A key organ of romance?
Women subconsciously prefer the aroma of dominant men when they are at the most fertile stage of the menstrual cycle, research suggests.
Researchers in Prague asked 48 men to assess how dominant they felt.
The men then wore cotton pads in their armpits for 24 hours, which were
subsequently presented to 65 women.
Those who were ovulating rated the "dominant" men as sexiest, but there was no similar pattern among women at other stages of their menstrual cycle.
The findings, published in Biology Letters, suggest women are evolved to seek out the most virile sexual partner when conception is likely.
But the rest of the time they probably prefer potential social partners.
Each of the women taking part in the experiment rated the odour of 10 pads for their intensity, sexiness and masculinity.
The researchers found women who were ovulating were more likely to rate the odour of dominant men as sexy.
This was particularly the case among women who were in a relationship.
However, women at other stages of their menstrual cycle - single or not - did not pick out dominant men in the same way.
Researcher Dr Craig Roberts told the BBC News website: "There seems to be some sort of physiological mechanism that directs women to indicators of good genes.

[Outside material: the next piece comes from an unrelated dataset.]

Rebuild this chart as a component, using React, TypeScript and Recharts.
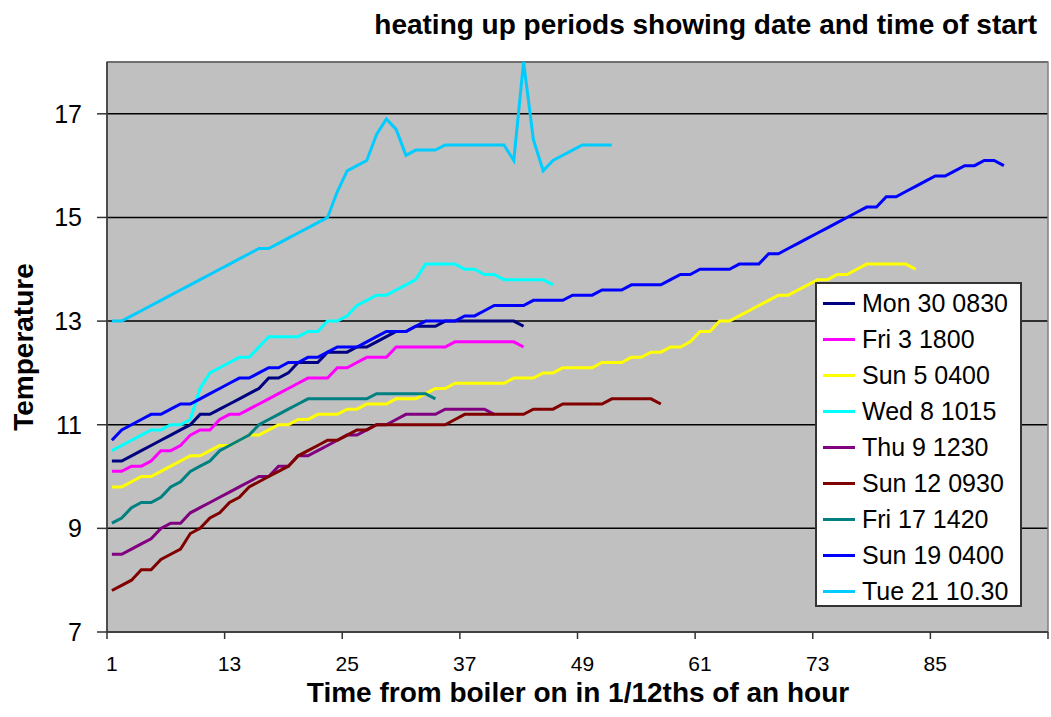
import React from "react";
import { LineChart, Line, XAxis, YAxis, CartesianGrid, ReferenceArea } from "recharts";

// time steps, 1/12ths of an hour after the boiler comes on
const categories = Array.from({ length: 96 }, (_, i) => i + 1);
const xTickLabels = [1, 13, 25, 37, 49, 61, 73, 85];
const yTicks = [7, 9, 11, 13, 15, 17];

const mon30 = [
  10.3, 10.3, 10.4, 10.5, 10.6, 10.7, 10.8, 10.9, 11.0, 11.2,
  11.2, 11.3, 11.4, 11.5, 11.6, 11.7, 11.9, 11.9, 12.0, 12.2,
  12.2, 12.2, 12.4, 12.4, 12.4, 12.5, 12.5, 12.6, 12.7, 12.8,
  12.8, 12.9, 12.9, 12.9, 13.0, 13.0, 13.0, 13.0, 13.0, 13.0,
  13.0, 13.0, 12.9,
];
const fri3 = [
  10.1, 10.1, 10.2, 10.2, 10.3, 10.5, 10.5, 10.6, 10.8, 10.9,
  10.9, 11.1, 11.2, 11.2, 11.3, 11.4, 11.5, 11.6, 11.7, 11.8,
  11.9, 11.9, 11.9, 12.1, 12.1, 12.2, 12.3, 12.3, 12.3, 12.5,
  12.5, 12.5, 12.5, 12.5, 12.5, 12.6, 12.6, 12.6, 12.6, 12.6,
  12.6, 12.6, 12.5,
];
const sun5 = [
  9.8, 9.8, 9.9, 10.0, 10.0, 10.1, 10.2, 10.3, 10.4, 10.4,
  10.5, 10.6, 10.6, 10.7, 10.8, 10.8, 10.9, 11.0, 11.0, 11.1,
  11.1, 11.2, 11.2, 11.2, 11.3, 11.3, 11.4, 11.4, 11.4, 11.5,
  11.5, 11.5, 11.6, 11.7, 11.7, 11.8, 11.8, 11.8, 11.8, 11.8,
  11.8, 11.9, 11.9, 11.9, 12.0, 12.0, 12.1, 12.1, 12.1, 12.1,
  12.2, 12.2, 12.2, 12.3, 12.3, 12.4, 12.4, 12.5, 12.5, 12.6,
  12.8, 12.8, 13.0, 13.0, 13.1, 13.2, 13.3, 13.4, 13.5, 13.5,
  13.6, 13.7, 13.8, 13.8, 13.9, 13.9, 14.0, 14.1, 14.1, 14.1,
  14.1, 14.1, 14.0,
];
const wed8 = [
  10.5, 10.6, 10.7, 10.8, 10.9, 10.9, 11.0, 11.0, 11.1, 11.7,
  12.0, 12.1, 12.2, 12.3, 12.3, 12.5, 12.7, 12.7, 12.7, 12.7,
  12.8, 12.8, 13.0, 13.0, 13.1, 13.3, 13.4, 13.5, 13.5, 13.6,
  13.7, 13.8, 14.1, 14.1, 14.1, 14.1, 14.0, 14.0, 13.9, 13.9,
  13.8, 13.8, 13.8, 13.8, 13.8, 13.7,
];
const thu9 = [
  8.5, 8.5, 8.6, 8.7, 8.8, 9.0, 9.1, 9.1, 9.3, 9.4,
  9.5, 9.6, 9.7, 9.8, 9.9, 10.0, 10.0, 10.2, 10.2, 10.4,
  10.4, 10.5, 10.6, 10.7, 10.8, 10.8, 10.9, 11.0, 11.0, 11.1,
  11.2, 11.2, 11.2, 11.2, 11.3, 11.3, 11.3, 11.3, 11.3, 11.2,
];
const sun12 = [
  7.8, 7.9, 8.0, 8.2, 8.2, 8.4, 8.5, 8.6, 8.9, 9.0,
  9.2, 9.3, 9.5, 9.6, 9.8, 9.9, 10.0, 10.1, 10.2, 10.4,
  10.5, 10.6, 10.7, 10.7, 10.8, 10.9, 10.9, 11.0, 11.0, 11.0,
  11.0, 11.0, 11.0, 11.0, 11.0, 11.1, 11.2, 11.2, 11.2, 11.2,
  11.2, 11.2, 11.2, 11.3, 11.3, 11.3, 11.4, 11.4, 11.4, 11.4,
  11.4, 11.5, 11.5, 11.5, 11.5, 11.5, 11.4,
];
const fri17 = [
  9.1, 9.2, 9.4, 9.5, 9.5, 9.6, 9.8, 9.9, 10.1, 10.2,
  10.3, 10.5, 10.6, 10.7, 10.8, 11.0, 11.1, 11.2, 11.3, 11.4,
  11.5, 11.5, 11.5, 11.5, 11.5, 11.5, 11.5, 11.6, 11.6, 11.6,
  11.6, 11.6, 11.6, 11.5,
];
const sun19 = [
  10.7, 10.9, 11.0, 11.1, 11.2, 11.2, 11.3, 11.4, 11.4, 11.5,
  11.6, 11.7, 11.8, 11.9, 11.9, 12.0, 12.1, 12.1, 12.2, 12.2,
  12.3, 12.3, 12.4, 12.5, 12.5, 12.5, 12.6, 12.7, 12.8, 12.8,
  12.8, 12.9, 13.0, 13.0, 13.0, 13.0, 13.1, 13.1, 13.2, 13.3,
  13.3, 13.3, 13.3, 13.4, 13.4, 13.4, 13.4, 13.5, 13.5, 13.5,
  13.6, 13.6, 13.6, 13.7, 13.7, 13.7, 13.7, 13.8, 13.9, 13.9,
  14.0, 14.0, 14.0, 14.0, 14.1, 14.1, 14.1, 14.3, 14.3, 14.4,
  14.5, 14.6, 14.7, 14.8, 14.9, 15.0, 15.1, 15.2, 15.2, 15.4,
  15.4, 15.5, 15.6, 15.7, 15.8, 15.8, 15.9, 16.0, 16.0, 16.1,
  16.1, 16.0,
];
const tue21 = [
  13.0, 13.0, 13.1, 13.2, 13.3, 13.4, 13.5, 13.6, 13.7, 13.8,
  13.9, 14.0, 14.1, 14.2, 14.3, 14.4, 14.4, 14.5, 14.6, 14.7,
  14.8, 14.9, 15.0, 15.5, 15.9, 16.0, 16.1, 16.6, 16.9, 16.7,
  16.2, 16.3, 16.3, 16.3, 16.4, 16.4, 16.4, 16.4, 16.4, 16.4,
  16.4, 16.1, 18.0, 16.5, 15.9, 16.1, 16.2, 16.3, 16.4, 16.4,
  16.4, 16.4,
];

const series = [
  { key: "mon30", name: "Mon 30 0830", values: mon30 },
  { key: "fri3", name: "Fri 3 1800", values: fri3 },
  { key: "sun5", name: "Sun 5 0400", values: sun5 },
  { key: "wed8", name: "Wed 8 1015", values: wed8 },
  { key: "thu9", name: "Thu 9 1230", values: thu9 },
  { key: "sun12", name: "Sun 12 0930", values: sun12 },
  { key: "fri17", name: "Fri 17 1420", values: fri17 },
  { key: "sun19", name: "Sun 19 0400", values: sun19 },
  { key: "tue21", name: "Tue 21 10.30", values: tue21 },
];

const colors: Record<string, string> = {
  mon30: "#000080",
  fri3: "#FF00FF",
  sun5: "#FFFF00",
  wed8: "#00FFFF",
  thu9: "#800080",
  sun12: "#800000",
  fri17: "#008080",
  sun19: "#0000FF",
  tue21: "#00CCFF",
};

const data = categories.map((t, i) => {
  const row: Record<string, number | undefined> = { t };
  series.forEach((s) => {
    row[s.key] = s.values[i];
  });
  return row;
});

// labels sit in the middle of a category, tick marks on the boundaries
const xTicks: number[] = [];
xTickLabels.forEach((v) => xTicks.push(v - 0.5, v));
xTicks.push(categories.length + 0.5);

const FONT = "'Liberation Sans', Arial, sans-serif";

const XTick = (props: any) => {
  const { x, y, payload } = props;
  const v = payload.value;
  if (v % 1 !== 0) {
    return <line x1={x} x2={x} y1={y} y2={y + 7} stroke="#333" strokeWidth={1.5} />;
  }
  return (
    <text x={x} y={y + 39} textAnchor="middle" fontSize={21} fill="#000" fontFamily={FONT}>
      {v}
    </text>
  );
};

export default function App() {
  return (
    <div style={{ position: "absolute", left: 0, top: 0, width: 1051, height: 717, background: "#fff" }}>
      <LineChart width={1051} height={717} data={data} margin={{ top: 62, right: 3, bottom: 0, left: 0 }}>
        <CartesianGrid vertical={false} stroke="#000" strokeWidth={1.5} fill="#C0C0C0" fillOpacity={1} />
        <ReferenceArea x1={0.5} x2={96.5} y1={7} y2={18} fill="none" stroke="#808080" strokeWidth={1.5} ifOverflow="visible" />
        <XAxis
          dataKey="t"
          type="number"
          domain={[0.5, 96.5]}
          ticks={xTicks}
          interval={0}
          height={85}
          tickSize={0}
          tickMargin={0}
          tickLine={false}
          axisLine={{ stroke: "#333", strokeWidth: 1.5 }}
          tick={<XTick />}
        />
        <YAxis
          type="number"
          domain={[7, 18]}
          ticks={yTicks}
          interval={0}
          width={107}
          tickSize={10}
          tickMargin={15}
          axisLine={{ stroke: "#333", strokeWidth: 1.5 }}
          tickLine={{ stroke: "#333", strokeWidth: 1.5 }}
          tick={{ fontSize: 25, fill: "#000", fontFamily: FONT }}
        />
        {series.map((s) => (
          <Line
            key={s.key}
            dataKey={s.key}
            name={s.name}
            type="linear"
            stroke={colors[s.key]}
            strokeWidth={3}
            dot={false}
            activeDot={false}
            isAnimationActive={false}
          />
        ))}
      </LineChart>

      <svg width={1051} height={717} style={{ position: "absolute", left: 0, top: 0, pointerEvents: "none" }}>
        <text x={1037} y={34} textAnchor="end" fontSize={28} fontWeight="bold" fontFamily={FONT} fill="#000">
          heating up periods showing date and time of start
        </text>
        <text x={578} y={702} textAnchor="middle" fontSize={28} fontWeight="bold" fontFamily={FONT} fill="#000">
          Time from boiler on in 1/12ths of an hour
        </text>
        <text
          x={33}
          y={347}
          textAnchor="middle"
          fontSize={28}
          fontWeight="bold"
          fontFamily={FONT}
          fill="#000"
          transform="rotate(-90 33 347)"
        >
          Temperature
        </text>
      </svg>

      <div
        style={{
          position: "absolute",
          left: 815,
          top: 282,
          width: 207,
          height: 325,
          boxSizing: "border-box",
          background: "#fff",
          border: "2px solid #333",
          paddingTop: 1,
          fontFamily: FONT,
          fontSize: 25,
          color: "#000",
        }}
      >
        {series.map((s) => (
          <div key={s.key} style={{ height: 36, display: "flex", alignItems: "center" }}>
            <span style={{ display: "inline-block", width: 32, height: 3, marginLeft: 6, marginRight: 7, background: colors[s.key] }} />
            <span style={{ whiteSpace: "nowrap" }}>{s.name}</span>
          </div>
        ))}
      </div>
    </div>
  );
}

"The offspring of such a coupling would therefore be likely to have better genes."
Previous research has shown that emotional state may influence perception of body odour quality.
However, the researchers admit that the exact mechanisms in play are not known.
Dr Nick Neave, of Northumbria University, said human scents, or pheromones, played a complex role in how people interacted with each other.
His work has shown that women were more likely to rate male pheromones as coming from a dominant or assertive individual.